Have you ever noticed you have a little shadow... someone who always wants to be with you... and be you. Your little shadow finds you endlessly fascinating and is eager to do what you do, even if it's just tidying up around the house. Washing the windows or folding the laundry is the farthest thing from drudgery. To them it's challenging, intriguing, and just plain fun. And they get to be with you! What could be better than that?
This is the very basis of what teachers call play-based learning. The ancient Greek philospher Sophocles said, "One learns by doing a thing. Although you think you know it, you have no certainty until you try." For little ones it hardly matters what the doing is. As long as the child chooses it and is physically involved in it, fun and learning are bound to follow.
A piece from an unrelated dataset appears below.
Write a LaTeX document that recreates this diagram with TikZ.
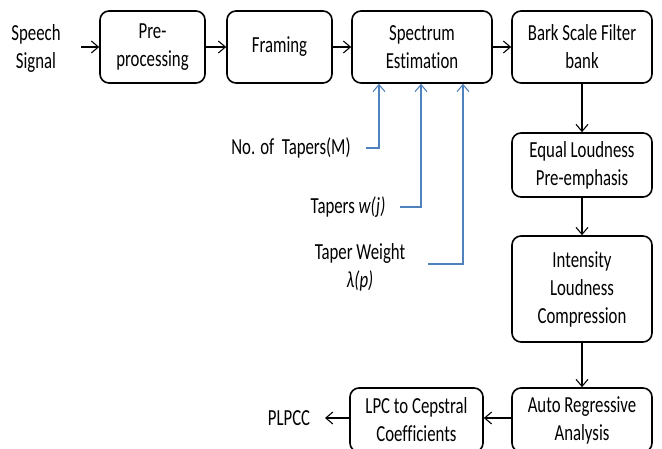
\documentclass[tikz,border=0pt]{standalone}
\usepackage{fontspec}
\setmainfont{Carlito}[FakeStretch=0.73,Ligatures=NoCommon]
\usetikzlibrary{arrows.meta}
\definecolor{tapblue}{RGB}{79,129,189}
\begin{document}
\begin{tikzpicture}[x=1pt,y=-1pt,
 box/.style={draw, line width=1.6pt, rounded corners=9pt, align=center, inner sep=0pt, font=\fontsize{23}{28}\selectfont},
 lbl/.style={align=center, inner sep=0pt, font=\fontsize{23}{28}\selectfont},
 conn/.style={line width=1.1pt, -{Straight Barb[length=7pt,width=12pt]}},
 bconn/.style={conn, draw=tapblue}]
\useasboundingbox (0,0) rectangle (662,449);
\clip (0,0) rectangle (662,449);
\fill[white] (0,0) rectangle (662,449);
% top row
\node[lbl] (speech) at (36,48) {Speech\\Signal};
\node[box, minimum width=105pt, minimum height=72pt] (pre) at (152.5,47) {Pre-\\processing};
\node[box, minimum width=105pt, minimum height=72pt] (frame) at (279.5,47) {Framing};
\node[box, minimum width=140pt, minimum height=72pt] (spec) at (422,47) {Spectrum\\Estimation};
\node[box, minimum width=140pt, minimum height=72pt] (bark) at (582,47) {Bark Scale Filter\\bank};
% right column
\node[box, minimum width=140pt, minimum height=64pt] (equal) at (582,165) {Equal Loudness\\Pre-emphasis};
\node[box, minimum width=140pt, minimum height=106pt] (inten) at (582,289) {Intensity\\Loudness\\Compression};
\node[box, minimum width=140pt, minimum height=64pt] (auto) at (582,420) {Auto Regressive\\Analysis};
\node[box, minimum width=133pt, minimum height=64pt] (lpc) at (416.5,420) {LPC to Cepstral\\Coefficients};
\node[lbl] (plpcc) at (289,418) {PLPCC};
% taper labels
\node[lbl] (ntap) at (291,148) {No. of\ \ Tapers(M)};
\node[lbl] (tapw) at (348,207) {Tapers \textit{w(j)}};
\node[lbl] (tapl) at (360,267) {Taper Weight\\\textit{λ(p)}};
\coordinate (b1) at (366,148);
\coordinate (b2) at (400,207);
\coordinate (b3) at (428,264);
% connectors
\draw[conn] (81,47) -- (pre.west);
\draw[conn] (pre) -- (frame);
\draw[conn] (frame) -- (spec);
\draw[conn] (spec) -- (bark);
\draw[conn] (bark) -- (equal);
\draw[conn] (equal) -- (inten);
\draw[conn] (inten) -- (auto);
\draw[conn] (auto.west |- 0,418) -- (lpc.east |- 0,418);
\draw[conn] (lpc.west |- 0,418) -- (325,418);
\draw[bconn] (b1) -| ([xshift=-43pt]spec.south);
\draw[bconn] (b2) -| ([xshift=-1pt]spec.south);
\draw[bconn] (b3) -| ([xshift=41pt]spec.south);
\end{tikzpicture}
\end{document}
Taking a walk in your shoes is an important part of your child's development particularly in the toddler years. This is the beginnings of role play, and the role they want to play is you.
So, whenever there's a chore to be done, watch to see if your little shadow wants to "help" out. If they show interest, invite them in. And whenever you can, make it real. Hand them a sponge or a brush or a squeegie, not a toy. Give them a bottle or bucket of water (not any cleaning fluids at this point), and watch how they try to do what you do. Several things are happening when you do this...
1. Little ones don't know how to behave so they use you as their model. They learn from you by doing what you do. Go at their pace.
2. When little ones mirror your movements, they are moving their bodies in new and unique ways. They're learning what they can do and developing new and important pathways in the brain.
3. And you're together in the process, in the moment, sharing the task at hand. When you are "shoulder to shoulder" it makes them feel important.
And sure, it takes a little longer with your little shadow's help, but it's time well spent when you both feel the satisfaction of a job well done.